Он снова опустил голову в ладони и глубоко задумался.
– Думаю, икона тут ни при чем, – произнес преподобный, вставая с места. – Бог слышит искреннюю молитву. Где ее ни произнеси, если от сердца и с болью – обязательно дойдет.
Прошло еще несколько лет. Может, пять, может, шесть, Афанасий не считал годы. Все они были похожи, и в этом постоянстве крылись умиротворение и покой. В его отношениях с князем ничего не изменилось. Иконы висели на прежнем месте, преподобный так же корпел над книгами, Афанасий ловил дичь и возился по хозяйству. Сам того не замечая, он прожил в Трехсвятительском десять лет.
На пятом году Ефросин попробовал учить его святому языку. Увы, Афанасий оказался плохим учеником. На шестом стали практиковаться в гишпанском. Худо-бедно Афанасий освоил две сотни слов и мог отвечать преподобному, когда тот неожиданно спрашивал его по-гишпански о каком-нибудь обыденном пустяке. Однако ни читать, ни писать на этом языке не получалось.
После гишпанского взялись за фряжский, но с тем же успехом. Что-то закрылось в голове у Афанасия, пропала прежняя ловкость памяти, а главное, ушло желание. Книги больше не привлекали его, преподобный перестарался, сгибая деревцо, и оно, похоже, сломалось, не выдержав нагрузки. Вырастить себе серьезного собеседника Ефросину не удалось, забавка получилась, развлечение. Нравилось преподобному во время беседы то и дело переходить с одного языка на другой и следить за тем, как Афанасий, запинаясь и ломая язык, отвечает на простые вопросы.

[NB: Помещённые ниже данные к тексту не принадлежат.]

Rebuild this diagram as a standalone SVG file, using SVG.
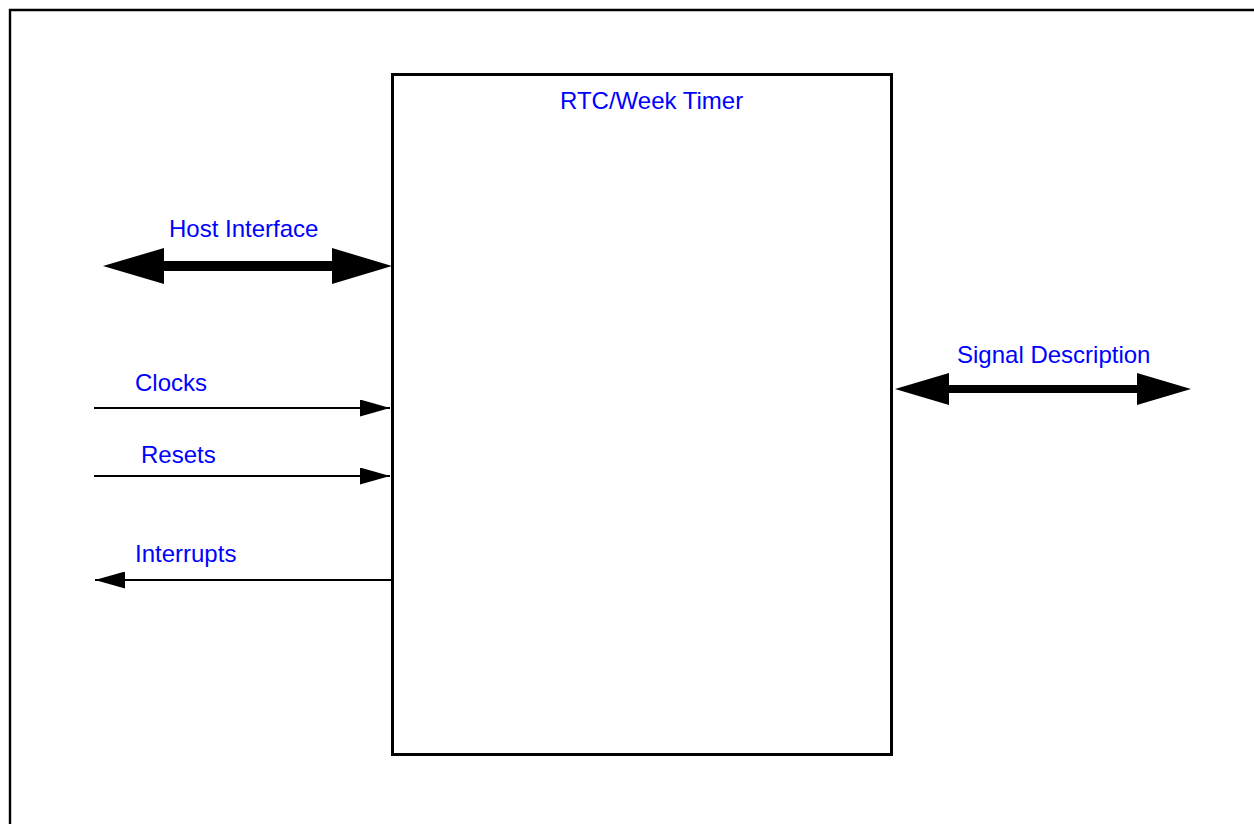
<svg xmlns="http://www.w3.org/2000/svg" width="1254" height="824" viewBox="0 0 1254 824">
<style>
.lbl{font-family:"Liberation Sans",Arial,sans-serif;font-size:24px;fill:#0000ff}
.thin{stroke:#000;stroke-width:2;fill:none}
.thick{fill:#000}
</style>
<defs>
<marker id="ah" markerWidth="30" markerHeight="17" refX="30" refY="8.5" orient="auto" markerUnits="userSpaceOnUse">
<path d="M0,0 L30,8.5 L0,17 Z" fill="#000"/>
</marker>
</defs>
<rect x="0" y="0" width="1254" height="824" fill="#fff"/>
<path d="M10,824 L10,10 L1254,10" fill="none" stroke="#000" stroke-width="2.4"/>
<g id="rtc">
<rect x="392.5" y="74.5" width="499" height="680" fill="none" stroke="#000" stroke-width="3"/>
<text class="lbl" x="560" y="109">RTC/Week Timer</text>
</g>
<g id="connectors">
<g id="host">
<path class="thick" d="M103,266 L164,248 L164,261 L332,261 L332,248 L392,266 L332,284 L332,271 L164,271 L164,284 Z"/>
<text class="lbl" x="169" y="237">Host Interface</text>
</g>
<g id="signal">
<path class="thick" d="M895,389 L949,373 L949,385 L1137,385 L1137,373 L1191,389 L1137,405 L1137,393 L949,393 L949,405 Z"/>
<text class="lbl" x="957" y="363">Signal Description</text>
</g>
<g id="clocks">
<line class="thin" x1="94" y1="408" x2="390" y2="408" marker-end="url(#ah)"/>
<text class="lbl" x="135" y="391">Clocks</text>
</g>
<g id="resets">
<line class="thin" x1="94" y1="476" x2="390" y2="476" marker-end="url(#ah)"/>
<text class="lbl" x="141" y="463">Resets</text>
</g>
<g id="interrupts">
<line class="thin" x1="392" y1="580" x2="95" y2="580" marker-end="url(#ah)"/>
<text class="lbl" x="135" y="562">Interrupts</text>
</g>
</g>
</svg>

Весна 1486 года от Рождества Христова в Трехсвятительском выдалась холодной. Сырой промозглый туман почти до полудня висел над крышами. Снег цепко держался за скаты кровель, таился в тени забора, плотно лежал под крыльцом. Зима не хотела уходить, по ночам пронзительными очами заглядывая в окна монастыря. Но галки уже копошились в старых вязах за оградой, кричали с утра и до темноты, их суетливая возня возвещала о неминуемом приближении весны.
Наконец взялось, теплынь и свежесть навалились на Трехсвятительский. Застучала, зазвенела капель, воздух наполнился острым ароматом весеннего душистого снега. Все ждало перемен, и они наступили.
– Отправляйся в Новгород, – приказал Афанасию отец Ефросин.
Они закончили воскресное чтение, преподобный, как всегда, остался недоволен успехами ученика, но тот уже давно перестал расстраиваться из-за упреков князя.
«Мудреца из меня не выйдет, – решил для себя Афанасий, – пошто зря душу мучить?!»
Он безучастно сносил неодобрительное похмыкивание и осуждающие взгляды преподобного, стараясь выполнять заданный урок по силе возможностей и мере свободного времени. А его оставалось все меньше и меньше, иноки старели и потихоньку переваливали бремя хозяйственных забот на плечи Афанасия.
– Иди в Юрьев монастырь к игумену Захарии. У него хранится плащаница, подаренная моим отцом. В Новгороде сейчас большое дело зачинается, там твоя сноровка к месту придется.
– А вы, святой отец, как? – спросил Афанасий.
– Обо мне не беспокойся. Я тоже уйду из Трехсвятительского. В Белозерской обители большое собрание книг имеется, мне без них уже трудно. Хоть и глубок мой сундук, давно по дну скребу.
– Позвольте с вами, святой отец. Как я без вас?!
– Нет, Афанасий, и не проси. Хоть и тяжело с тобой расставаться, да в Белозерской ты лишним окажешься. Нравы там строгие, вместо вольной охоты поставят тебя на поклоны и молебствия. А ты этого долго не выдержишь. Отправляйся к игумену Захарии, боюсь, скоро ему понадобятся помощь и защита.
Гремя цепями, Афанасий повернулся на другой бок и от злости пристукнул рукой по каменному полу темницы.